WRITTEN TASK:
Word for word, print each line of the listing below; pictures stay out.

SOURCE MATERIAL:
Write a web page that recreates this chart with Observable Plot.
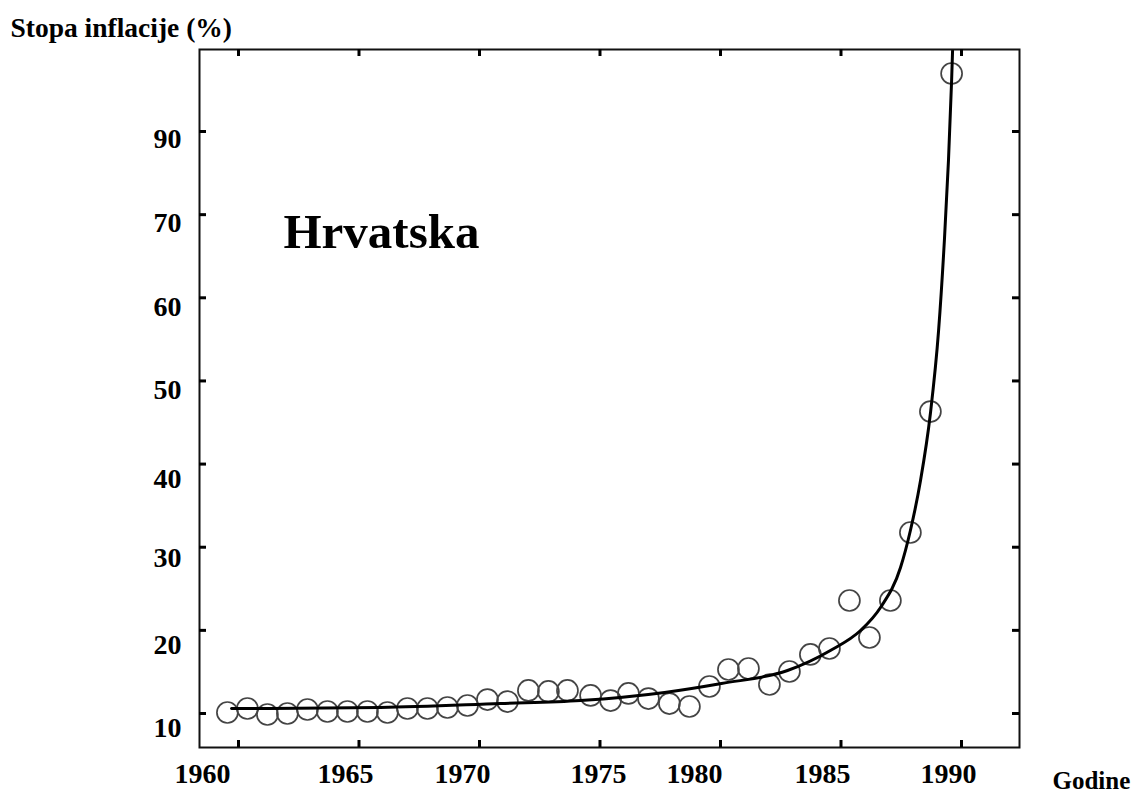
<!DOCTYPE html>
<html>
<head>
<meta charset="utf-8">
<script src="https://cdn.jsdelivr.net/npm/d3@7"></script>
<script src="https://cdn.jsdelivr.net/npm/@observablehq/plot@0.6"></script>
<style>
  html, body { margin: 0; padding: 0; background: #fff; }
  #chart { width: 1141px; height: 796px; }
</style>
</head>
<body>
<div id="chart"></div>
<script>
// Observed points (x positions in years as drawn, inflation rate in %)
const years = [1959.54, 1960.37, 1961.20, 1962.03, 1962.86, 1963.69, 1964.52, 1965.35, 1966.18, 1967.01,
  1967.84, 1968.67, 1969.50, 1970.33, 1971.16, 1972.03, 1972.86, 1973.65, 1974.61, 1975.44,
  1976.18, 1977.01, 1977.88, 1978.71, 1979.54, 1980.33, 1981.16, 1982.03, 1982.86, 1983.73,
  1984.52, 1985.35, 1986.18, 1987.05, 1987.88, 1988.71, 1989.59];
const rates = [10.12, 10.60, 9.88, 10.00, 10.48, 10.24, 10.24, 10.24, 10.12, 10.60,
  10.60, 10.72, 10.96, 11.68, 11.44, 12.77, 12.65, 12.77, 12.17, 11.56,
  12.41, 11.80, 11.20, 10.84, 13.25, 15.29, 15.41, 13.49, 15.05, 17.10,
  17.82, 23.59, 19.14, 23.59, 31.77, 46.32, 86.98];

// Fitted curve
const curveYears = [1959.71, 1965.89, 1970.87, 1974.19, 1977.68, 1980.04, 1982.78, 1984.56, 1985.81,
  1986.64, 1987.47, 1987.88, 1988.30, 1988.71, 1989.05, 1989.29, 1989.46, 1989.59, 1989.63];
const curveRates = [10.60, 10.72, 11.20, 11.56, 12.53, 13.61, 15.17, 17.58, 19.98,
  22.75, 27.56, 32.01, 38.02, 46.08, 56.07, 66.89, 76.52, 86.14, 89.74];

// Axes
const xTicks = [1960, 1965, 1970, 1975, 1980, 1985, 1990];
const xTickLabels = ["1960", "1965", "1970", "1975", "1980", "1985", "1990"];
const xLabelAt = [1958.51, 1964.44, 1969.29, 1974.94, 1978.92, 1984.23, 1989.46];
const yTicks = [10, 20, 30, 40, 50, 60, 70, 80];
const yTickLabels = ["10", "20", "30", "40", "50", "60", "70", "90"];
const yLabelAt = [8.20, 18.18, 28.76, 38.15, 48.85, 58.83, 68.94, 79.04];

const yTitle = "Stopa inflacije (%)";
const xTitle = "Godine";
const panelTitle = "Hrvatska";

const W = 1141, H = 796;
const mL = 199, mR = 122, mT = 49, mB = 49;
const plotW = W - mL - mR, plotH = H - mT - mB;
const tickLen = 7;
const font = "'Liberation Serif', 'Times New Roman', serif";

const points = years.map((x, i) => ({x, y: rates[i]}));
const curve = curveYears.map((x, i) => ({x, y: curveRates[i]}));

const chart = Plot.plot({
  width: W,
  height: H,
  marginLeft: mL,
  marginRight: mR,
  marginTop: mT,
  marginBottom: mB,
  style: {fontFamily: font, background: "#fff", overflow: "visible"},
  x: {domain: [1958.382, 1992.407], axis: null},
  y: {domain: [5.911, 89.865], axis: null},
  marks: [
    Plot.dot(points, {x: "x", y: "y", r: 10.5, stroke: "#444", strokeWidth: 1.7, fill: "none"}),
    Plot.line(curve, {x: "x", y: "y", curve: "monotone-x", stroke: "#000", strokeWidth: 3}),
    Plot.frame({stroke: "#111", strokeWidth: 2}),
    Plot.tickX(xTicks, {x: d => d, insetTop: plotH - tickLen, stroke: "#000", strokeWidth: 3}),
    Plot.tickX(xTicks, {x: d => d, insetBottom: plotH - tickLen, stroke: "#000", strokeWidth: 3}),
    Plot.tickY(yTicks, {y: d => d, insetRight: plotW - tickLen, stroke: "#000", strokeWidth: 3}),
    Plot.tickY(yTicks, {y: d => d, insetLeft: plotW - tickLen, stroke: "#000", strokeWidth: 3}),
    Plot.text(xTickLabels, {x: (d, i) => xLabelAt[i], text: d => d, frameAnchor: "bottom", dy: 27,
      lineAnchor: "middle", fontSize: 28, fontWeight: "bold", fill: "#000"}),
    Plot.text(yTickLabels, {y: (d, i) => yLabelAt[i], text: d => d, frameAnchor: "left", dx: -18,
      textAnchor: "end", lineAnchor: "middle", fontSize: 28, fontWeight: "bold", fill: "#000"}),
    Plot.text([yTitle], {text: d => d, frameAnchor: "top-left", dx: -189, dy: -13,
      textAnchor: "start", lineAnchor: "bottom", fontSize: 27.5, fontWeight: "bold", fill: "#000"}),
    Plot.text([xTitle], {text: d => d, frameAnchor: "bottom-right", dx: 33, dy: 41,
      textAnchor: "start", lineAnchor: "bottom", fontSize: 25, fontWeight: "bold", fill: "#000"}),
    Plot.text([panelTitle], {text: d => d, frameAnchor: "top-left", dx: 84, dy: 198,
      textAnchor: "start", lineAnchor: "bottom", fontSize: 49, fontWeight: "bold", fill: "#000"})
  ]
});
document.getElementById("chart").appendChild(chart);
</script>
</body>
</html>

THE COMPLETED TASK:
Write a web page that recreates this chart with Observable Plot.
<!DOCTYPE html>
<html>
<head>
<meta charset="utf-8">
<script src="https://cdn.jsdelivr.net/npm/d3@7"></script>
<script src="https://cdn.jsdelivr.net/npm/@observablehq/plot@0.6"></script>
<style>
  html, body { margin: 0; padding: 0; background: #fff; }
  #chart { width: 1141px; height: 796px; }
</style>
</head>
<body>
<div id="chart"></div>
<script>
// Observed points (x positions in years as drawn, inflation rate in %)
const years = [1959.54, 1960.37, 1961.20, 1962.03, 1962.86, 1963.69, 1964.52, 1965.35, 1966.18, 1967.01,
  1967.84, 1968.67, 1969.50, 1970.33, 1971.16, 1972.03, 1972.86, 1973.65, 1974.61, 1975.44,
  1976.18, 1977.01, 1977.88, 1978.71, 1979.54, 1980.33, 1981.16, 1982.03, 1982.86, 1983.73,
  1984.52, 1985.35, 1986.18, 1987.05, 1987.88, 1988.71, 1989.59];
const rates = [10.12, 10.60, 9.88, 10.00, 10.48, 10.24, 10.24, 10.24, 10.12, 10.60,
  10.60, 10.72, 10.96, 11.68, 11.44, 12.77, 12.65, 12.77, 12.17, 11.56,
  12.41, 11.80, 11.20, 10.84, 13.25, 15.29, 15.41, 13.49, 15.05, 17.10,
  17.82, 23.59, 19.14, 23.59, 31.77, 46.32, 86.98];

// Fitted curve
const curveYears = [1959.71, 1965.89, 1970.87, 1974.19, 1977.68, 1980.04, 1982.78, 1984.56, 1985.81,
  1986.64, 1987.47, 1987.88, 1988.30, 1988.71, 1989.05, 1989.29, 1989.46, 1989.59, 1989.63];
const curveRates = [10.60, 10.72, 11.20, 11.56, 12.53, 13.61, 15.17, 17.58, 19.98,
  22.75, 27.56, 32.01, 38.02, 46.08, 56.07, 66.89, 76.52, 86.14, 89.74];

// Axes
const xTicks = [1960, 1965, 1970, 1975, 1980, 1985, 1990];
const xTickLabels = ["1960", "1965", "1970", "1975", "1980", "1985", "1990"];
const xLabelAt = [1958.51, 1964.44, 1969.29, 1974.94, 1978.92, 1984.23, 1989.46];
const yTicks = [10, 20, 30, 40, 50, 60, 70, 80];
const yTickLabels = ["10", "20", "30", "40", "50", "60", "70", "90"];
const yLabelAt = [8.20, 18.18, 28.76, 38.15, 48.85, 58.83, 68.94, 79.04];

const yTitle = "Stopa inflacije (%)";
const xTitle = "Godine";
const panelTitle = "Hrvatska";

const W = 1141, H = 796;
const mL = 199, mR = 122, mT = 49, mB = 49;
const plotW = W - mL - mR, plotH = H - mT - mB;
const tickLen = 7;
const font = "'Liberation Serif', 'Times New Roman', serif";

const points = years.map((x, i) => ({x, y: rates[i]}));
const curve = curveYears.map((x, i) => ({x, y: curveRates[i]}));

const chart = Plot.plot({
  width: W,
  height: H,
  marginLeft: mL,
  marginRight: mR,
  marginTop: mT,
  marginBottom: mB,
  style: {fontFamily: font, background: "#fff", overflow: "visible"},
  x: {domain: [1958.382, 1992.407], axis: null},
  y: {domain: [5.911, 89.865], axis: null},
  marks: [
    Plot.dot(points, {x: "x", y: "y", r: 10.5, stroke: "#444", strokeWidth: 1.7, fill: "none"}),
    Plot.line(curve, {x: "x", y: "y", curve: "monotone-x", stroke: "#000", strokeWidth: 3}),
    Plot.frame({stroke: "#111", strokeWidth: 2}),
    Plot.tickX(xTicks, {x: d => d, insetTop: plotH - tickLen, stroke: "#000", strokeWidth: 3}),
    Plot.tickX(xTicks, {x: d => d, insetBottom: plotH - tickLen, stroke: "#000", strokeWidth: 3}),
    Plot.tickY(yTicks, {y: d => d, insetRight: plotW - tickLen, stroke: "#000", strokeWidth: 3}),
    Plot.tickY(yTicks, {y: d => d, insetLeft: plotW - tickLen, stroke: "#000", strokeWidth: 3}),
    Plot.text(xTickLabels, {x: (d, i) => xLabelAt[i], text: d => d, frameAnchor: "bottom", dy: 27,
      lineAnchor: "middle", fontSize: 28, fontWeight: "bold", fill: "#000"}),
    Plot.text(yTickLabels, {y: (d, i) => yLabelAt[i], text: d => d, frameAnchor: "left", dx: -18,
      textAnchor: "end", lineAnchor: "middle", fontSize: 28, fontWeight: "bold", fill: "#000"}),
    Plot.text([yTitle], {text: d => d, frameAnchor: "top-left", dx: -189, dy: -13,
      textAnchor: "start", lineAnchor: "bottom", fontSize: 27.5, fontWeight: "bold", fill: "#000"}),
    Plot.text([xTitle], {text: d => d, frameAnchor: "bottom-right", dx: 33, dy: 41,
      textAnchor: "start", lineAnchor: "bottom", fontSize: 25, fontWeight: "bold", fill: "#000"}),
    Plot.text([panelTitle], {text: d => d, frameAnchor: "top-left", dx: 84, dy: 198,
      textAnchor: "start", lineAnchor: "bottom", fontSize: 49, fontWeight: "bold", fill: "#000"})
  ]
});
document.getElementById("chart").appendChild(chart);
</script>
</body>
</html>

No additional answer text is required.